The project will deliver new theoretical results in the area of theoretical computer science, computational linguistics and medical informatics.

In theoretical informatics, new formal models for representation of data collections with structured and unstructured information will be developed. The novelty of the representation will stem from integration of various approaches for organization of semantic attributes: for discrete and continuous numeric values as well as nominal values. The semantic attributes might have unstructured or structured nature: hierarchical, sequence, net etc. The project will produce also formal descriptions of algorithms for pattern search in data featuring semantic attributes with diverse organization, taking into consideration frequent patterns of data items as well as temporal sequences of data items including parallel sequences.

In the area of computational linguistics, IZIDA will develop formal descriptions of algorithms for pattern search in texts incorporating morphological and syntactic features as semantic attributes. A comparison with the classical statistical methods for pattern search in texts (collocations, n-grams etc.) will be provided.

As contribution to the field of medical informatics, the project will develop formal descriptions of algorithms for pattern search in hybrid data (discrete, continuous, nominal and text) in the medical domain, with diverse organization of the respective semantic attributes.

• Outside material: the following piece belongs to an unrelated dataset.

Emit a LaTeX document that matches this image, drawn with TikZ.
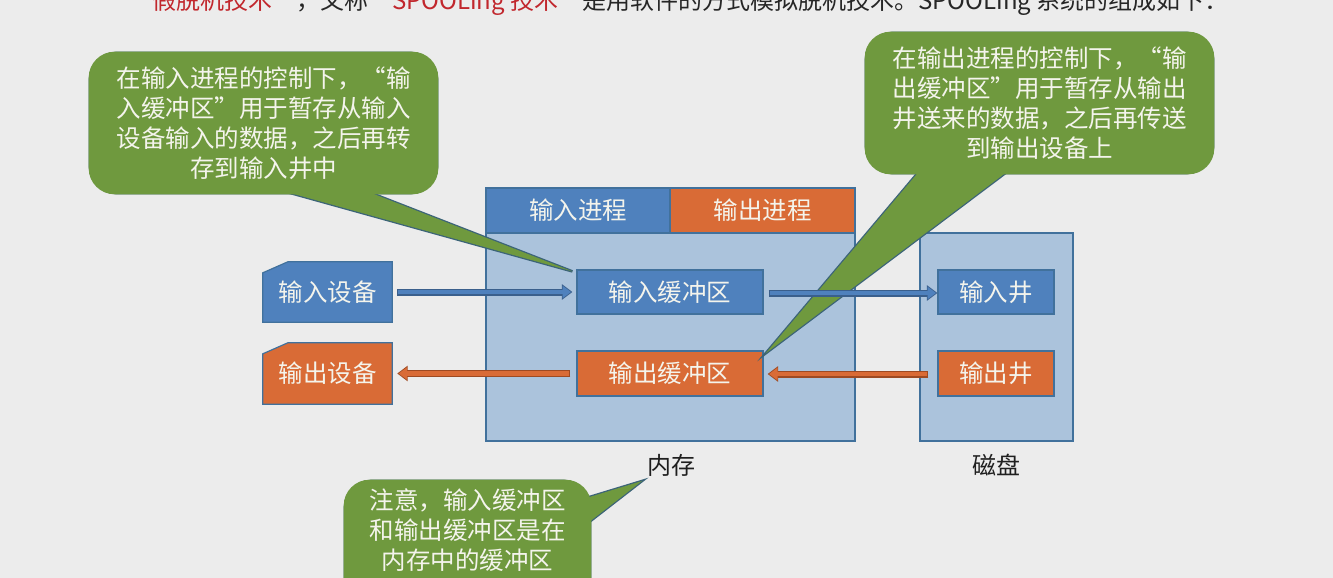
\documentclass[tikz,border=0pt]{standalone}
\usepackage{fontspec}
\setmainfont{Noto Sans CJK SC}
\newfontfamily\fwfont[CharacterWidth=Full]{Noto Sans CJK SC}
\newcommand{\zlq}{{\fwfont “}}
\newcommand{\zrq}{{\fwfont ”}}
\usetikzlibrary{arrows.meta}

\definecolor{bgc}{HTML}{ECECEC}
\definecolor{memc}{HTML}{ABC3DC}
\definecolor{edgec}{HTML}{41719C}
\definecolor{bluec}{HTML}{4F81BD}
\definecolor{bluee}{HTML}{3A5F8C}
\definecolor{orangec}{HTML}{D96B36}
\definecolor{orangee}{HTML}{9E4A22}
\definecolor{greenc}{HTML}{6F993E}
\definecolor{greene}{HTML}{3C6478}
\definecolor{txtc}{HTML}{F4F4EC}
\definecolor{redc}{HTML}{C1272D}

\pgfdeclarelayer{back}
\pgfdeclarelayer{shapes}
\pgfsetlayers{back,shapes,main}

\tikzset{
  bigfont/.style={font=\fontsize{24.5}{30}\selectfont},
  panel/.style={draw=edgec, line width=1.2pt, fill=memc, inner sep=0pt},
  bluebox/.style={draw=edgec, line width=1.2pt, fill=bluec, text=txtc, inner sep=0pt, bigfont},
  orangebox/.style={draw=edgec, line width=1.2pt, fill=orangec, text=txtc, inner sep=0pt, bigfont},
  cardtext/.style={inner sep=0pt, text=txtc, bigfont},
  cardshape/.style={draw=edgec, line width=1.2pt, line join=miter},
  bubble/.style={rounded corners=26pt, draw=greene, line width=2.6pt, fill=greenc, inner sep=0pt},
  bubfill/.style={fill=greenc, rounded corners=26pt},
  wedgeline/.style={draw=greene, line width=2.6pt, line join=miter},
  bubtext/.style={text=txtc, align=center, inner sep=0pt, bigfont},
  caption/.style={text=black!88, inner sep=0pt, font=\fontsize{24}{28}\selectfont},
  inarrow/.style={draw=bluec, line width=4.6pt, shorten >=1.4pt, shorten <=1.2pt,
    -{Triangle[length=8.5pt,width=12pt]},
    preaction={draw=bluee, line width=7pt, shorten >=0pt, shorten <=0pt,
      -{Triangle[length=10.5pt,width=15pt]}}},
  outarrow/.style={draw=orangec, line width=4.6pt, shorten >=1.4pt, shorten <=1.2pt,
    -{Triangle[length=8.5pt,width=12pt]},
    preaction={draw=orangee, line width=7pt, shorten >=0pt, shorten <=0pt,
      -{Triangle[length=10.5pt,width=15pt]}}},
}

\begin{document}
\begin{tikzpicture}[x=1pt,y=-1pt]
\useasboundingbox (0,0) rectangle (1333,578);
\begin{pgfonlayer}{back}
  \fill[bgc] (0,0) rectangle (1333,578);
\end{pgfonlayer}

% heading line
\node[anchor=base west, inner sep=0pt, font=\fontsize{24}{30}\selectfont, text=black!85] (title) at (128,10)
  {\textcolor{redc}{\zlq 假脱机技术\zrq}，又称\textcolor{redc}{\zlq SPOOLing 技术\zrq}是用软件的方式模拟脱机技术。SPOOLing 系统的组成如下：};

% main memory
\node[panel, minimum width=369pt, minimum height=253pt] (mem) at (670.5,314.5) {};
\node[bluebox, minimum width=184pt, minimum height=45pt] (inproc) at (578,210.5) {输入进程};
\node[orangebox, minimum width=185pt, minimum height=45pt] (outproc) at (762.5,210.5) {输出进程};
\node[bluebox, minimum width=186pt, minimum height=44pt] (bufin) at (670,292) {输入缓冲区};
\node[orangebox, minimum width=186pt, minimum height=45pt] (bufout) at (670,373.5) {输出缓冲区};
\node[caption] (memlabel) at (671,465) {内存};

% disk
\node[panel, minimum width=153pt, minimum height=208pt] (disk) at (996.5,337) {};
\node[bluebox, minimum width=116pt, minimum height=44pt] (wellin) at (996,292) {输入井};
\node[orangebox, minimum width=116pt, minimum height=45pt] (wellout) at (996,373.5) {输出井};
\node[caption] (disklabel) at (996,465) {磁盘};

% devices (card shapes)
\node[cardtext, minimum width=129pt, minimum height=60pt] (indev) at (327.5,292) {\raisebox{-4pt}{输入设备}};
\node[cardtext, minimum width=129pt, minimum height=61pt] (outdev) at (327.5,373.5) {\raisebox{-4pt}{输出设备}};
\begin{pgfonlayer}{shapes}
  \filldraw[cardshape, fill=bluec]
    ([shift={(0,11)}]indev.north west) -- ([shift={(25,0)}]indev.north west)
    -- (indev.north east) -- (indev.south east) -- (indev.south west) -- cycle;
  \filldraw[cardshape, fill=orangec]
    ([shift={(0,11)}]outdev.north west) -- ([shift={(25,0)}]outdev.north west)
    -- (outdev.north east) -- (outdev.south east) -- (outdev.south west) -- cycle;
\end{pgfonlayer}

% callout 1
\node[bubble, minimum width=347pt, minimum height=140pt] (c1) at (263.5,123) {};
\draw[wedgeline] ([shift={(163,-12)}]c1.south west) -- ([shift={(-4,2)}]bufin.north west)
  -- ([shift={(255,-12)}]c1.south west);
\fill[bubfill] (c1.north west) rectangle (c1.south east);
\fill[greenc] ([shift={(163,-12)}]c1.south west) -- ([shift={(-4,2)}]bufin.north west)
  -- ([shift={(255,-12)}]c1.south west) -- cycle;
\node[bubtext] (c1t) at (c1.center)
  {在输入进程的控制下，\zlq 输\\入缓冲区\zrq 用于暂存从输入\\设备输入的数据，之后再转\\存到输入井中};

% callout 2
\node[bubble, minimum width=347pt, minimum height=140pt] (c2) at (1039.5,103) {};
\draw[wedgeline] ([shift={(62,-12)}]c2.south west) -- ([shift={(2,3)}]bufout.north east)
  -- ([shift={(155,-12)}]c2.south west);
\fill[bubfill] (c2.north west) rectangle (c2.south east);
\fill[greenc] ([shift={(62,-12)}]c2.south west) -- ([shift={(2,3)}]bufout.north east)
  -- ([shift={(155,-12)}]c2.south west) -- cycle;
\node[bubtext] (c2t) at (c2.center)
  {在输出进程的控制下，\zlq 输\\出缓冲区\zrq 用于暂存从输出\\井送来的数据，之后再传送\\到输出设备上};

% callout 3
\node[bubble, minimum width=245pt, minimum height=160pt] (c3) at (467.5,561) {};
\draw[wedgeline] ([shift={(-10,19.8)}]c3.north east) -- ([shift={(-29,16)}]memlabel.center)
  -- ([shift={(-10,48.4)}]c3.north east);
\fill[bubfill] (c3.north west) rectangle (c3.south east);
\fill[greenc] ([shift={(-10,19.8)}]c3.north east) -- ([shift={(-29,16)}]memlabel.center)
  -- ([shift={(-10,48.4)}]c3.north east) -- cycle;
\node[bubtext] (c3t) at ([shift={(0,50)}]c3.north)
  {注意，输入缓冲区\\和输出缓冲区是在\\内存中的缓冲区};

% data flow
\draw[inarrow] ([shift={(5,0)}]indev.east) -- ([shift={(-4,0)}]bufin.west);
\draw[inarrow] ([shift={(5,1)}]bufin.east) -- ([shift={(0,1)}]wellin.west);
\draw[outarrow] ([shift={(-6,0)}]bufout.west) -- ([shift={(5,0)}]outdev.east);
\draw[outarrow] ([shift={(-9,0.5)}]wellout.west) -- ([shift={(4,0.5)}]bufout.east);
\end{tikzpicture}
\end{document}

A retrospective analysis will be made using outpatient records (the latter are anonymized as required by the Bulgarian Personal Data Protection Law). As an output of this analysis, structured resources will be generated that might be combined with secondary data to enable more complex knowledge discovery analytics. The test data sets will be extracted using various techniques: stochastic sampling, quota sampling, and cluster sampling.

As experimental tools that allow for performance assessment of the novel methods and algorithms, several software prototypes (lab versions) will be implemented. A series of tests will be run on different data collections and the effectiveness of the novel algorithms will be evaluated. The scalability of the algorithms will be investigated too by experiments with collections of big data.

The results achieved in the project will enable further elaboration of tools that tackle complex issues related to social problems in health management: development of more precise methods for studying comorbidity between chronic and acute diseases; monitoring changes of patient status depending on the diagnoses, patterns of combined treatment, and illness progress; investigation of appearance of chronic and acute diseases and their reflection on the complex patient status depending on the sex, age, region etc.

This project operates under contract DNO2/4 as of 13.12.2016.